Reno nodded, keeping worried eyes on Tseng. He knew far too well that survivors suffer more than fatalities. "We can put him in his favorite outfit. The white suit that he wore to the banquet."
"He looks nice in that suit," Tseng said quietly.
"Tseng... do you want to talk about this?"
The dark man turned his head sharply to Reno. His eyes looked strange. Almost angry, but not quite.
"I love him," he said firmly.
"I know."
"I wonder." His voice was a raspy whisper. "I wonder what he thought about. He must have seen the ray coming at him. He must have known he was going to die. What did he think about?"
Reno placed a hand on Tseng's shoulder awkwardly. "I'm... sure he thought about you."
"Are you? I'm not. I'm quite sure he didn't."
"Don't do this to yourself, Tseng," Reno said, as gently as he could manage, "There's no way of knowing. There's no point in torturing yourself."
"Do you even care? He's been dead for a day. You act as though I'm supposed to be over it. You act as though you already are . He was the man we we're sworn to protect and we failed. Now look at him!" He jumped out of his chair and pulled the sheet off of Rufus's lacerated body. "This is our fault, Reno. This is our doing."
"It's the Diamond Weapon's doing. It's the debris's doing. We couldn't have stopped it from happening."
He stood straight, stiff and trembling for a moment. Then, his chin fell to his chest. Hands turned to fists. "Everything is gone." He took a shuddering breath. A tear fell from his eye. Then, another. "Everything I lived for was taken from me in a moment. The company I work for. The President I honored and respected. The man I loved. It's gone, Reno. It was all him and it's gone."

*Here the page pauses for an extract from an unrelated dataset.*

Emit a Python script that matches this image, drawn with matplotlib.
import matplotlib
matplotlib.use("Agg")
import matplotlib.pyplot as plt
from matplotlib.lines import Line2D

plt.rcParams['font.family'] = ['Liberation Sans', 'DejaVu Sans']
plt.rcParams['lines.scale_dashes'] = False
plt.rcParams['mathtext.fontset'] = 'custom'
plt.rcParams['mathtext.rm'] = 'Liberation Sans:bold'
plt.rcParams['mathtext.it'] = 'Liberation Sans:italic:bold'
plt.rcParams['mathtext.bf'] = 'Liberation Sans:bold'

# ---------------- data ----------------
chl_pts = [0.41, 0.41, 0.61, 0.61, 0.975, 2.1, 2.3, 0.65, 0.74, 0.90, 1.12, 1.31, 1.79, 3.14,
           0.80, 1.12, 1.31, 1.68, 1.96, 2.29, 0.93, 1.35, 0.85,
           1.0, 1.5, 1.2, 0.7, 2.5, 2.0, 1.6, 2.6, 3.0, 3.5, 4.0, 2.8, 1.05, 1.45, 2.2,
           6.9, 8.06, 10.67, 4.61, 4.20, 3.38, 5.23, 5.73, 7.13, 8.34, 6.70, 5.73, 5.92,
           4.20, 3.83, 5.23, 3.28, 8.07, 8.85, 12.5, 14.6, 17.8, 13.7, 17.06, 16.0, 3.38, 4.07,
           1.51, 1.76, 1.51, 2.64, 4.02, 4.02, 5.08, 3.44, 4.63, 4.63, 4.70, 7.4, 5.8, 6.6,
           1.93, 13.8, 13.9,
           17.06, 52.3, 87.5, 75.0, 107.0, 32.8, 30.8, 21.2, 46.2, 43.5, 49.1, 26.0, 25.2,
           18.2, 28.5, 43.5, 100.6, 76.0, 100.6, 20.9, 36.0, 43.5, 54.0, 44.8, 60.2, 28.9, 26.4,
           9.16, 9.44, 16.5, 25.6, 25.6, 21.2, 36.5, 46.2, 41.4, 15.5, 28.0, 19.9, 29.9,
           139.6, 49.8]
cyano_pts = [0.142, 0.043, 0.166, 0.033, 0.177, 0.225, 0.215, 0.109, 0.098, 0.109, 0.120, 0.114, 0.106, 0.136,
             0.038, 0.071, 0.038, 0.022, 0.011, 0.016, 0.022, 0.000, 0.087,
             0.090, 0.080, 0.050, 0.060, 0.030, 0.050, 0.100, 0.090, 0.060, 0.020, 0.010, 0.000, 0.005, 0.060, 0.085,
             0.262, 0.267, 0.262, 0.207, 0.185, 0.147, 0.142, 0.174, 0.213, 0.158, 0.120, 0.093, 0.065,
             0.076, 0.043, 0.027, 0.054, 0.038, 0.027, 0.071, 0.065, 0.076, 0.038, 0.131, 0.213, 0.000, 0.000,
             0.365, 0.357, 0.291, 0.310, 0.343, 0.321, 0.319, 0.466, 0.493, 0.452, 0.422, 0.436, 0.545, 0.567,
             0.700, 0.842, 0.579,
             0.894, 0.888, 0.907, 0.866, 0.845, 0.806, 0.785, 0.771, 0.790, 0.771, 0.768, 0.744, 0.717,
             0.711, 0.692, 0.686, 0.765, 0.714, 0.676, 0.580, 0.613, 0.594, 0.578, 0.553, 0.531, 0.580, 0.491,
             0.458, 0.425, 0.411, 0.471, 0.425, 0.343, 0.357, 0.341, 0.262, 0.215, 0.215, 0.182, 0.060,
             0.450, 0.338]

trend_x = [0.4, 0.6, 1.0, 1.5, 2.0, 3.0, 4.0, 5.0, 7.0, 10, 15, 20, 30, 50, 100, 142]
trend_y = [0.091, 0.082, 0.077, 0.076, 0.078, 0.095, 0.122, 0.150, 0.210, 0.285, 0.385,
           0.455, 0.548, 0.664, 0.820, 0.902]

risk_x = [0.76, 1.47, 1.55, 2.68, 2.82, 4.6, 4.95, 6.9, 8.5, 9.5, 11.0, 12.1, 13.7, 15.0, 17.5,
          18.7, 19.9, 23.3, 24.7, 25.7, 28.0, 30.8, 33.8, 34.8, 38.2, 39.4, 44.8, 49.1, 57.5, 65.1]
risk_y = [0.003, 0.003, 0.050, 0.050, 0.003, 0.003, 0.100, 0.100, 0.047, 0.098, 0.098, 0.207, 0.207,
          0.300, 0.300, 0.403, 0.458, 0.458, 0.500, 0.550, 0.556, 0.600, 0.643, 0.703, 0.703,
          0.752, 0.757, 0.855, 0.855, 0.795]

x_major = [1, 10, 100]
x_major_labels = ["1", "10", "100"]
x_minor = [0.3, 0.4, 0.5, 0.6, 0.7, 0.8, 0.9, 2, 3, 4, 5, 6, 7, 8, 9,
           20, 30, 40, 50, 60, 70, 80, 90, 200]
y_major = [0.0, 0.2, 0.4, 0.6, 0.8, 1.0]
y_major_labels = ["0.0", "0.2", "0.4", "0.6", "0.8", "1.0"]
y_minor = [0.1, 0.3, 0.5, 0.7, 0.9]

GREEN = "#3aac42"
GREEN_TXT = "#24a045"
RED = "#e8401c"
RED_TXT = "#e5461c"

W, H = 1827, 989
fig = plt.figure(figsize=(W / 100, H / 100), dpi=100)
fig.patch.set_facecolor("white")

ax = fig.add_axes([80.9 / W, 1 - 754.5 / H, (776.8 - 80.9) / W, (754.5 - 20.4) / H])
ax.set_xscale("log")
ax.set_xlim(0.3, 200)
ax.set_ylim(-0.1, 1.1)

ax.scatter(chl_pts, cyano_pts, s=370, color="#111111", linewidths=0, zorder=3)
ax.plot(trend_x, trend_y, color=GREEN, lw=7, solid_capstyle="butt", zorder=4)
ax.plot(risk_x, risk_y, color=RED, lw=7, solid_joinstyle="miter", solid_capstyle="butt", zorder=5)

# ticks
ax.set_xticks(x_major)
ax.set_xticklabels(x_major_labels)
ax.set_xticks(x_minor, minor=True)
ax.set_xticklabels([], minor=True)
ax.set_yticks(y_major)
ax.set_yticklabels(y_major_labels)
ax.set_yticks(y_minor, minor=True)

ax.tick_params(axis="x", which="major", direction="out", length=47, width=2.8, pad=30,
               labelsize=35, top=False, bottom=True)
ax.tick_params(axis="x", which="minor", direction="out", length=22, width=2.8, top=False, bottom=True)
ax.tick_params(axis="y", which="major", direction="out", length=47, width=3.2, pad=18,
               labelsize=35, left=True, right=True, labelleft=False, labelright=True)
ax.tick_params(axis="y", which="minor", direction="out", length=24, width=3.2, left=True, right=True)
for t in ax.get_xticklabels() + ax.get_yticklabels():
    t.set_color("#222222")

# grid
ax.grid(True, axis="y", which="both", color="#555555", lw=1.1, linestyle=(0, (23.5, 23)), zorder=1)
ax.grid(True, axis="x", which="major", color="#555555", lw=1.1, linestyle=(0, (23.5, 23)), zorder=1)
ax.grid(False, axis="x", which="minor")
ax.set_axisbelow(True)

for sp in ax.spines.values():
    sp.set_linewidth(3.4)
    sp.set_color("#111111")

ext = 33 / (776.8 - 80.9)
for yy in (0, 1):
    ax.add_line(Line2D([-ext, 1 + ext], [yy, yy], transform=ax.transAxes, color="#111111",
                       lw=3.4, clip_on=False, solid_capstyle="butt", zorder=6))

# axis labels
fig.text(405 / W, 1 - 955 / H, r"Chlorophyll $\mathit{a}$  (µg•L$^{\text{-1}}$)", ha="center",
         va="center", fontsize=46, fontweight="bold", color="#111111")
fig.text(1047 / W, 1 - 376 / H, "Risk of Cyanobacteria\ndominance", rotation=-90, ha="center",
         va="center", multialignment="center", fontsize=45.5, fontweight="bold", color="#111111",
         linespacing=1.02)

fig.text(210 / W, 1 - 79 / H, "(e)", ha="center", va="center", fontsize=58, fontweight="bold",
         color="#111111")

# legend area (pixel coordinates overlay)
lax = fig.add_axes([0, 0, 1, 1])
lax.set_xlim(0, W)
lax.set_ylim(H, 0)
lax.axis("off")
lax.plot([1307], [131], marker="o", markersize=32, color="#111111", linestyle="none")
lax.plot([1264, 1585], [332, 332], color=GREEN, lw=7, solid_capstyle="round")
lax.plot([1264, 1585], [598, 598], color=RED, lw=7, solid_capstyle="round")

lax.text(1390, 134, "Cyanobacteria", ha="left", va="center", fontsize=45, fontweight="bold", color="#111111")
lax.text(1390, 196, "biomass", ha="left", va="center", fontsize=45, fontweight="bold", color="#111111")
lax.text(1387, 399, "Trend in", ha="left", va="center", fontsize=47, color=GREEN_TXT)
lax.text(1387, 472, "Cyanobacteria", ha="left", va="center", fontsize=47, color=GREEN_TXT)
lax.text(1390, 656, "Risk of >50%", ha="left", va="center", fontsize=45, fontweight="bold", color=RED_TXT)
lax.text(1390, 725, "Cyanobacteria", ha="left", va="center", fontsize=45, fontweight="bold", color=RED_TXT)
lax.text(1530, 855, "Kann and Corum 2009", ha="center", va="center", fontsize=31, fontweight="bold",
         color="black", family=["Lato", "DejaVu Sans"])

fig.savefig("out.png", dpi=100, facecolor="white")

"Then," Reno said quietly, "You'll have to start again."
He shook his head slowly. "I'm tired. I'm too tired. I'm too old."
"You're forty-two, not eighty. You have plenty of life ahead of you."

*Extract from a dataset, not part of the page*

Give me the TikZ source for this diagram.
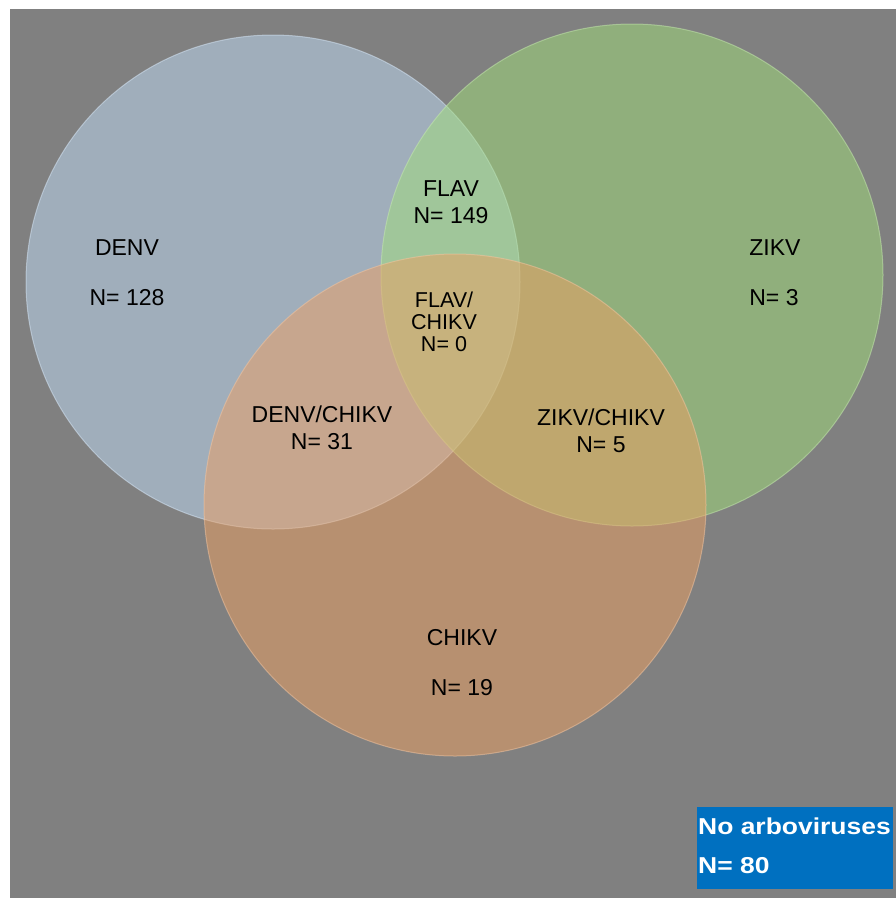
\documentclass[tikz,border=0pt]{standalone}
\usepackage{fontspec}
\setmainfont{Liberation Sans}
\definecolor{bggray}{RGB}{128,128,128}
\definecolor{denvc}{RGB}{192,220,246}
\definecolor{zikvc}{RGB}{160,222,122}
\definecolor{chikvc}{RGB}{238,160,98}
\definecolor{boxblue}{RGB}{0,112,192}
\tikzset{
  lbl/.style={anchor=base, inner sep=0pt, font=\fontsize{23}{27}\selectfont, text=black},
  slbl/.style={anchor=base, inner sep=0pt, font=\fontsize{21.5}{25}\selectfont, text=black},
  boxtxt/.style={anchor=base west, inner sep=0pt, font=\fontsize{23}{27}\selectfont\bfseries, text=white}
}
\begin{document}
\begin{tikzpicture}[x=1pt,y=-1pt]
\useasboundingbox (0,0) rectangle (896,898);
\fill[white] (0,0) rectangle (896,898);
\fill[bggray] (10,9) rectangle (896,898);
% circles
\fill[denvc, fill opacity=0.5] (273,282) circle[radius=247pt];
\draw[denvc!60!white, opacity=0.5, line width=1pt] (273,282) circle[radius=247pt];
\fill[zikvc, fill opacity=0.5] (632,275) circle[radius=251pt];
\draw[zikvc!60!white, opacity=0.5, line width=1pt] (632,275) circle[radius=251pt];
\fill[chikvc, fill opacity=0.5] (455,505) circle[radius=251pt];
\draw[chikvc!60!white, opacity=0.5, line width=1pt] (455,505) circle[radius=251pt];
% labels
\node[lbl] (denv) at (127,255) {DENV};
\node[lbl] (denvn) at (127,305) {N= 128};
\node[lbl] (zikv) at (775,255) {ZIKV};
\node[lbl] (zikvn) at (774,305) {N= 3};
\node[lbl] (flav) at (451,196) {FLAV};
\node[lbl] (flavn) at (451,223) {N= 149};
\node[slbl] (fc1) at (444,307) {FLAV/};
\node[slbl] (fc2) at (444,329) {CHIKV};
\node[slbl] (fc3) at (444,351) {N= 0};
\node[lbl] (dc) at (322,422) {DENV/CHIKV};
\node[lbl] (dcn) at (322,449) {N= 31};
\node[lbl] (zc) at (601,425) {ZIKV/CHIKV};
\node[lbl] (zcn) at (601,452) {N= 5};
\node[lbl] (chikv) at (462,645) {CHIKV};
\node[lbl] (chikvn) at (462,695) {N= 19};
% no arboviruses box
\fill[boxblue] (697,807) rectangle (893,889);
\node[boxtxt] (noarb) at (698,834) {\scalebox{1.15}[1]{No arboviruses}};
\node[boxtxt] (noarbn) at (698,873) {\scalebox{1.15}[1]{N= 80}};
\end{tikzpicture}
\end{document}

"What is that life worth?" He walked over to the side of the bed and put his hand around the arm that remained. "I miss his hands." His strong voice wavered, became small. He had energy left to fight off the sobs. He bowed his head low and his shoulders shook. Reno went to him cautiously, afraid to make the wrong move, and put his arm around the big man. All at once, Tseng fell to his knees. Reno let himself fall with him. He held fast as the dark man wept.

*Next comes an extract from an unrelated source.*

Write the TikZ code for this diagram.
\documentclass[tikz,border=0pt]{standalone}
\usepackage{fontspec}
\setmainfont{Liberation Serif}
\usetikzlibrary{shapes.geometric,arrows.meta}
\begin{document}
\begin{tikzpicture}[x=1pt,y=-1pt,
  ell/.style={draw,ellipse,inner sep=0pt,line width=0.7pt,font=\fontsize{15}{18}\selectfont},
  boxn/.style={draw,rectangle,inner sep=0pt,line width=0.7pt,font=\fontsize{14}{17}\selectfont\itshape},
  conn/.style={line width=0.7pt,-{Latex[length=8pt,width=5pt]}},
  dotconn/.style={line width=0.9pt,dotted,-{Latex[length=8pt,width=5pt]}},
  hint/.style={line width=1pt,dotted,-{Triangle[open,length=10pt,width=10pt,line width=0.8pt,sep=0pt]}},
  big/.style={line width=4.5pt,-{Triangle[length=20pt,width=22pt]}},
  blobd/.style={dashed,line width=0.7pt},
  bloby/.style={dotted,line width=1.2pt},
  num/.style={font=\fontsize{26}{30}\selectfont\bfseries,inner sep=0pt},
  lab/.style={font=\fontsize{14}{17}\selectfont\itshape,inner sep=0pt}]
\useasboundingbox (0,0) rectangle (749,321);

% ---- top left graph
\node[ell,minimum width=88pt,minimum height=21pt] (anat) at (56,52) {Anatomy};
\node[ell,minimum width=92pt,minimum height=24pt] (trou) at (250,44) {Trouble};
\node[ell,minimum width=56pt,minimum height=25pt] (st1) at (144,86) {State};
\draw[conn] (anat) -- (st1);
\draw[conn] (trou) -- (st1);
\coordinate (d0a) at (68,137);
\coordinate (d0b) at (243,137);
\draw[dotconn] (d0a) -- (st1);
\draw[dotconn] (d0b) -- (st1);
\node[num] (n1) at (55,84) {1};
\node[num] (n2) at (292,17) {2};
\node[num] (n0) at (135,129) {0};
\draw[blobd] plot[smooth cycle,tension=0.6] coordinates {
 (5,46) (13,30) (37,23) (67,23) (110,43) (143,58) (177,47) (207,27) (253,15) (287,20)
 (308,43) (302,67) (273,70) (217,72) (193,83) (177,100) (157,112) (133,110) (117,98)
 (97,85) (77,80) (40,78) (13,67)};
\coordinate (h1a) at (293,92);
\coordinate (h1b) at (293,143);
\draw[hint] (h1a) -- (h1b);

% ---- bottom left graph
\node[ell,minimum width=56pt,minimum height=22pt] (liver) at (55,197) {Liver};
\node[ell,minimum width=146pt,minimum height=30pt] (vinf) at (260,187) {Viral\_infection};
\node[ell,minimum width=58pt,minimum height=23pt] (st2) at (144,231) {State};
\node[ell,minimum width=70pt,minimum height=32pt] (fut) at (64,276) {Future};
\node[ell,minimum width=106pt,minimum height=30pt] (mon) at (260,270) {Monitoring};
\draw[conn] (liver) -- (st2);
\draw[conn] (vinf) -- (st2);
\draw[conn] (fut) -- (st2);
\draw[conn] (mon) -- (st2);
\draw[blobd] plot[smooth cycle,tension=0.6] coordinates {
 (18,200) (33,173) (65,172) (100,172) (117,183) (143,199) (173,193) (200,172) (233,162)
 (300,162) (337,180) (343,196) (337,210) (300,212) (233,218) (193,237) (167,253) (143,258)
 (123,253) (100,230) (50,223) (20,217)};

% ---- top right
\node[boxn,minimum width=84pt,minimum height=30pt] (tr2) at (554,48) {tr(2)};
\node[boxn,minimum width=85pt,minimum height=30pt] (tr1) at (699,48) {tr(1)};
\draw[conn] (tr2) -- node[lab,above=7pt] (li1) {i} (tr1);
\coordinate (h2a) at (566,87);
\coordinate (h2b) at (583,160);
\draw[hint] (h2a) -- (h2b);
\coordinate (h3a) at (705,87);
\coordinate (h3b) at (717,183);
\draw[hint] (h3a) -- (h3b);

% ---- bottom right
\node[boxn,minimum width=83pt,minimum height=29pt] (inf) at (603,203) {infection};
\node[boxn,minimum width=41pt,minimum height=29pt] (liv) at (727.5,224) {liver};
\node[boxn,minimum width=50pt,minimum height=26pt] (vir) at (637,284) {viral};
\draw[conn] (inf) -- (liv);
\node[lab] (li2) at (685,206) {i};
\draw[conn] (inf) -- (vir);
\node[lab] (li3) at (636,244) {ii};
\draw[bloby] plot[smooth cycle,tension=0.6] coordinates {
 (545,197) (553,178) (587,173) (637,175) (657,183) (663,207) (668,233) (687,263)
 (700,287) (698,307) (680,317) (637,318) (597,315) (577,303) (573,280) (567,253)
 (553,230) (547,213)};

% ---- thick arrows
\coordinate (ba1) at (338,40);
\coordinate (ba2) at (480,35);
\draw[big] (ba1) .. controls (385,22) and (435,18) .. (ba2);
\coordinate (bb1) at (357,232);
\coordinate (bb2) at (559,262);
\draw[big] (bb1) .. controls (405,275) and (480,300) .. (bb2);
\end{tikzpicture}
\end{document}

"Maybe it doesn't mean much to you now, but you are the best person I know. The world wouldn't be worth anything if you gave up on living."
Tseng looked up at Reno, his eyes burning red, his nose swollen. "It does matter," he said between little shuddering gasps.
He couldn't manage any more words. Reno pushed Tseng's head down onto his small shoulder. He accepted Reno's offer and stayed with him for hours, until he had sobbed himself dry.
Reno led his now former boss to his room and tucked him into bed, promising that the next day would be better. Tseng didn't have the strength to answer verbally, so he simply nodded. Reno sat by his side until he began to snore lightly.
The red haired man left Tseng, sleeping soundly. He returned to the other one, sleeping even more soundly and pulled him off of the bed, careful not to let the remaining leg loose itself further. He wrapped the body up in its sheet and carried it down the hall to the bath.
He put the corpse in the warm water and leaned it against the side.
It took three hours of scrubbing, but he washed every bit of dust and blood out of the President's hair.